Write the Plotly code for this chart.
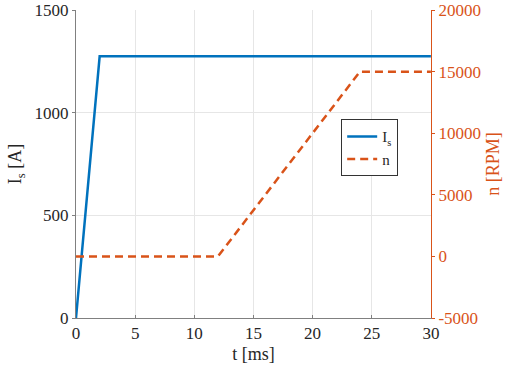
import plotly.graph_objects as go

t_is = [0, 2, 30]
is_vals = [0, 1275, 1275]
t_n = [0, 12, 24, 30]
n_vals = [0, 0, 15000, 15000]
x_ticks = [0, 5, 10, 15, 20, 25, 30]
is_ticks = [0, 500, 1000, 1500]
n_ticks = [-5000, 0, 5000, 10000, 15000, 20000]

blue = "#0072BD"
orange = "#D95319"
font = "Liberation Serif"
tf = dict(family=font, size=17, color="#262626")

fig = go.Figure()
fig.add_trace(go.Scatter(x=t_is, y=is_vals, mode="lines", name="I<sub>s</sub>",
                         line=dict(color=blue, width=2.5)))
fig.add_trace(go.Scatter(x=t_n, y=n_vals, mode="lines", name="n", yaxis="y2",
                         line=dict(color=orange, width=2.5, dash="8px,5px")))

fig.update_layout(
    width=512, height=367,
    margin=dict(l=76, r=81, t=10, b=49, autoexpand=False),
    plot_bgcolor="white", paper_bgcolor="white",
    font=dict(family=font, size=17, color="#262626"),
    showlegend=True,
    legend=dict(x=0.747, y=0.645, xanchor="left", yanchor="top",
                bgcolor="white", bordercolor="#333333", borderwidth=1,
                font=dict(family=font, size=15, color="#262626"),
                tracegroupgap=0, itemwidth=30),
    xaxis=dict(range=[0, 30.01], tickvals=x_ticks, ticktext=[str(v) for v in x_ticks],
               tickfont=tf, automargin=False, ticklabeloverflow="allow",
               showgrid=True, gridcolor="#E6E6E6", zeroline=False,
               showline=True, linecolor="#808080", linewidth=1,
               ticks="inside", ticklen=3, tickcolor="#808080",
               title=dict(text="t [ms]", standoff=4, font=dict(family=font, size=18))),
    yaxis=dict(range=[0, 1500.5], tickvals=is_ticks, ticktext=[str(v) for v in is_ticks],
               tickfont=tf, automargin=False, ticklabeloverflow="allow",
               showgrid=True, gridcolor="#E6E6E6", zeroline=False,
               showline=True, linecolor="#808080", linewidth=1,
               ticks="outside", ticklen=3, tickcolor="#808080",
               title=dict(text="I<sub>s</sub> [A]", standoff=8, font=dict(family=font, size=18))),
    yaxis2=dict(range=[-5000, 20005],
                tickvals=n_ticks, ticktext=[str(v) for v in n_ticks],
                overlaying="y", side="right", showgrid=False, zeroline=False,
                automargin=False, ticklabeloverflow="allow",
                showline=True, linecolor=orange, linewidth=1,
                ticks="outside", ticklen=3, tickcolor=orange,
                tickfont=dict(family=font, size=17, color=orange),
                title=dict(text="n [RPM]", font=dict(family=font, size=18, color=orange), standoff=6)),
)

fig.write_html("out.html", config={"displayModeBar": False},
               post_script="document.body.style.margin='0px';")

────────

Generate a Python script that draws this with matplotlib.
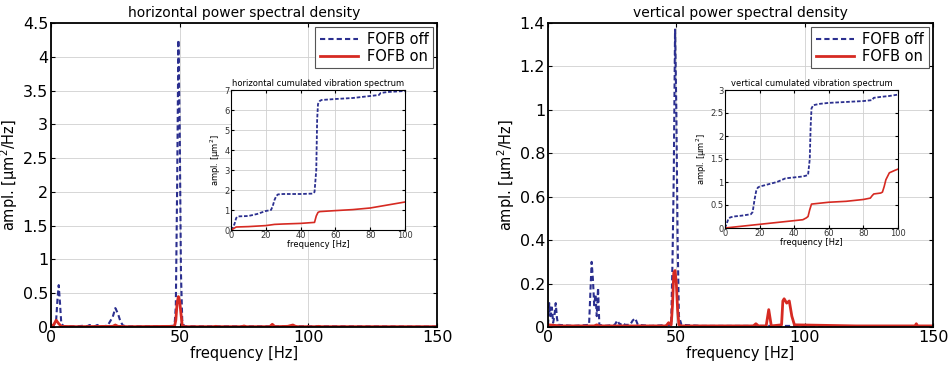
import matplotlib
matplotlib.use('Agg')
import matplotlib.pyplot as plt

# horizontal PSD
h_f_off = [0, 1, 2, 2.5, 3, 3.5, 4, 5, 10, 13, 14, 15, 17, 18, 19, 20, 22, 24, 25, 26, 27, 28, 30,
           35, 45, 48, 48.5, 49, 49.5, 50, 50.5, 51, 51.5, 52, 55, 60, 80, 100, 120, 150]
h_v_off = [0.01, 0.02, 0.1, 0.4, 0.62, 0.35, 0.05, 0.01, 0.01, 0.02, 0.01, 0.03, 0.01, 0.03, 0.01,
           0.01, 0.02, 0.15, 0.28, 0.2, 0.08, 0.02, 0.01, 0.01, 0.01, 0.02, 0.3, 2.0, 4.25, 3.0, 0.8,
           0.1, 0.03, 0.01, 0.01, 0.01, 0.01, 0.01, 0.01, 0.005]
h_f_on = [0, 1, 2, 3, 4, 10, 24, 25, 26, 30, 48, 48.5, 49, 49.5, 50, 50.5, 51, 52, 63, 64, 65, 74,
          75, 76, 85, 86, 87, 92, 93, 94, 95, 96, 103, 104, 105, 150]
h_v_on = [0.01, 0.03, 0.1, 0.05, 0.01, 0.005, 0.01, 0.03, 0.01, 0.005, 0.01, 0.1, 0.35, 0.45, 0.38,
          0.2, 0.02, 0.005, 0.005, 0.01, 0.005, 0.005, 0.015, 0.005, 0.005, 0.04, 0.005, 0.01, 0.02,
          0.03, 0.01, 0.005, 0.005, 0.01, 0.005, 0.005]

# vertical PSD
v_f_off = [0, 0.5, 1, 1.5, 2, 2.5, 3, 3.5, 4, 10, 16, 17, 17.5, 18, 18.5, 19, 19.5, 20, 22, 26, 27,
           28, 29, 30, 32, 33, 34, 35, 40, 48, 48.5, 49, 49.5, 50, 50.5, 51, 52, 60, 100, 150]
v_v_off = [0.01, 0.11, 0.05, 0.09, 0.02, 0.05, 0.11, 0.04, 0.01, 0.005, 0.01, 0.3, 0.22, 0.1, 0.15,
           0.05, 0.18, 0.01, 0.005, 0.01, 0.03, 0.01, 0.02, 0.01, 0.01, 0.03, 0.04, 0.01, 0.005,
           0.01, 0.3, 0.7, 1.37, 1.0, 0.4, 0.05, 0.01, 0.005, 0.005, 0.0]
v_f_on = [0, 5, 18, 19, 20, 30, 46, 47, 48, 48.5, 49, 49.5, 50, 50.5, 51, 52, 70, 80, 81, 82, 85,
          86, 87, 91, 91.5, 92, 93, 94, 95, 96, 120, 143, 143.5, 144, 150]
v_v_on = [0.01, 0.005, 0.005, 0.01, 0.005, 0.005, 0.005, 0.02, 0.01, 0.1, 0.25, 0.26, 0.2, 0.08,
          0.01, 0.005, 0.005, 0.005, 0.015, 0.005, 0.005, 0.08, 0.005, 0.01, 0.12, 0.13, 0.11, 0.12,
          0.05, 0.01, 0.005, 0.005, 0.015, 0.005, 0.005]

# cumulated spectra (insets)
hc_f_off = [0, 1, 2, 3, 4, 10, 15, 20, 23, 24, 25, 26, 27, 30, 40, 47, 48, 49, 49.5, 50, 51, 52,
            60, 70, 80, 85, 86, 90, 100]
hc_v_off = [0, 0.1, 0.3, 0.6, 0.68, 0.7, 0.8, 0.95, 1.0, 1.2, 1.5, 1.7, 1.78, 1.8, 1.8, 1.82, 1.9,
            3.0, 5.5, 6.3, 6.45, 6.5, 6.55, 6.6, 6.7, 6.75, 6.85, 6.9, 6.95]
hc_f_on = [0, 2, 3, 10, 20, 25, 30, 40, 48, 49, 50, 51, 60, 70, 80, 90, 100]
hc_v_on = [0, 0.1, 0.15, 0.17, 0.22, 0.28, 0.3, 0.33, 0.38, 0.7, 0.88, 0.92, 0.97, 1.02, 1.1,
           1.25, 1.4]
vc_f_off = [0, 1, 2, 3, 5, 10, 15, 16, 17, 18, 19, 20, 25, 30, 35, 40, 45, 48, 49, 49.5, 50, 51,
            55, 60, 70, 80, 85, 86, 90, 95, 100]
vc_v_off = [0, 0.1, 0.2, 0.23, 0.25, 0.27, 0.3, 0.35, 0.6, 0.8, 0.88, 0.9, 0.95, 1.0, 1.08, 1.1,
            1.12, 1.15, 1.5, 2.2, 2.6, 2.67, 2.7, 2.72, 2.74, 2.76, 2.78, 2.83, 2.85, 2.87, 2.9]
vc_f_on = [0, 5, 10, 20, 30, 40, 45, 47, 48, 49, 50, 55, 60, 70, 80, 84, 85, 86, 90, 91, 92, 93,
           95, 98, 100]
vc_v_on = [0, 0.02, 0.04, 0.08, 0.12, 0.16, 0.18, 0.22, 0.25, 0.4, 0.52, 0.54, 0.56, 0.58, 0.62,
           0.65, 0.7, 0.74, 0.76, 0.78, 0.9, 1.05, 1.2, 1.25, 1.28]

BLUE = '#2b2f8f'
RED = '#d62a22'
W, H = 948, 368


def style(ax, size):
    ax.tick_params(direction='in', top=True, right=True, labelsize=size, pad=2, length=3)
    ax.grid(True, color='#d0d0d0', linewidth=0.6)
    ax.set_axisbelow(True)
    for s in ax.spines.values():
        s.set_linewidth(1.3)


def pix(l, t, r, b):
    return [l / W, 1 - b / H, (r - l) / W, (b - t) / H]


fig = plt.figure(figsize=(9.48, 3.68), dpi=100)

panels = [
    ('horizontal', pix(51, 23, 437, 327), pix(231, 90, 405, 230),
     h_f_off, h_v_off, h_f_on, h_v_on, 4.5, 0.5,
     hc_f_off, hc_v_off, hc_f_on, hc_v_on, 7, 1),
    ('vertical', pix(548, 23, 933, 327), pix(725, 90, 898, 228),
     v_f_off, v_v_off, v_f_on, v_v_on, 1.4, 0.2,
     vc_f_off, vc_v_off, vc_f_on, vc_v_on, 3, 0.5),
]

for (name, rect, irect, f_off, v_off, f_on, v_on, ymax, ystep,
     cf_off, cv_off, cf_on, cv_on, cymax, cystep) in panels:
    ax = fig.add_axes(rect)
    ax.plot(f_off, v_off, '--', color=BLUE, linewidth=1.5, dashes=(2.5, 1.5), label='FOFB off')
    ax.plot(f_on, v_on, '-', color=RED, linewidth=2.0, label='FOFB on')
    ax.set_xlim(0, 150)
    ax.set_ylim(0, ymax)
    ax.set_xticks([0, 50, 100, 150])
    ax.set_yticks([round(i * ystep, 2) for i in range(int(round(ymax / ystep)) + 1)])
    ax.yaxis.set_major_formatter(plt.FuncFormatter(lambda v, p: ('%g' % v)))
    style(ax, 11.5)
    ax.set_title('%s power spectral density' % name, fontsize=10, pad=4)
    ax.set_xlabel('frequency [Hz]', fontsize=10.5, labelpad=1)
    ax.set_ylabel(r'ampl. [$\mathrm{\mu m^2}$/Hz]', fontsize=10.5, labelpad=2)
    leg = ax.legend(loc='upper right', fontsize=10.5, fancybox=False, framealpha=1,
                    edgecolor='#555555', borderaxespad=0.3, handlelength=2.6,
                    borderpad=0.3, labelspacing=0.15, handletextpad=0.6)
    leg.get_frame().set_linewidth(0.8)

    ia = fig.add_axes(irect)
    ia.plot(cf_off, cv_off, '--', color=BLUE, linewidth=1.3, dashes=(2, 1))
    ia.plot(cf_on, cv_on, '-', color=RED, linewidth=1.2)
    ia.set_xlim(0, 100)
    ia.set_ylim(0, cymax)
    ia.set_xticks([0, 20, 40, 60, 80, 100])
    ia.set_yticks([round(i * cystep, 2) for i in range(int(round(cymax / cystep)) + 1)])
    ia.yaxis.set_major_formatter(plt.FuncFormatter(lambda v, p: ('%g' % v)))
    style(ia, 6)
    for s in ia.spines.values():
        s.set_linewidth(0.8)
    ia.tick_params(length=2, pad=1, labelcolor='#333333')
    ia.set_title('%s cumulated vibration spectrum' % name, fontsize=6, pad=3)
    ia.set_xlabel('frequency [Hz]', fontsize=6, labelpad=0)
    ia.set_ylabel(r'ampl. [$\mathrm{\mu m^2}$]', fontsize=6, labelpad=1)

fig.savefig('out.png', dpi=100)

────────

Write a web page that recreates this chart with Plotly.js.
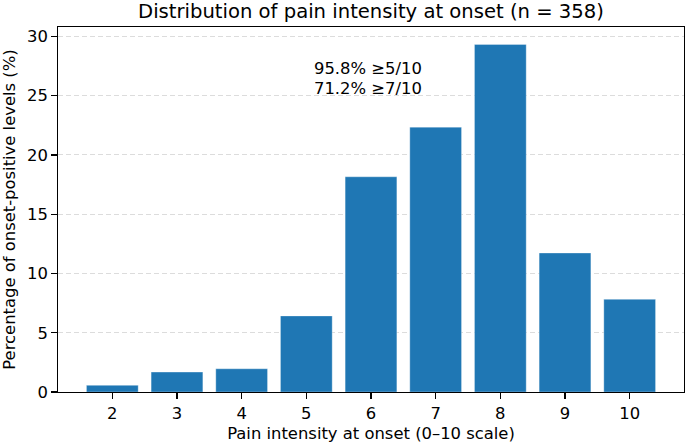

────────

**WHAT YOU SHOULD DO**. Reproduce every line of the listing above in which the string "that" appears.

**REPLY TO THE TASK**.
Generate a Python script that draws this with matplotlib.
Write a web page that recreates this chart with Plotly.js.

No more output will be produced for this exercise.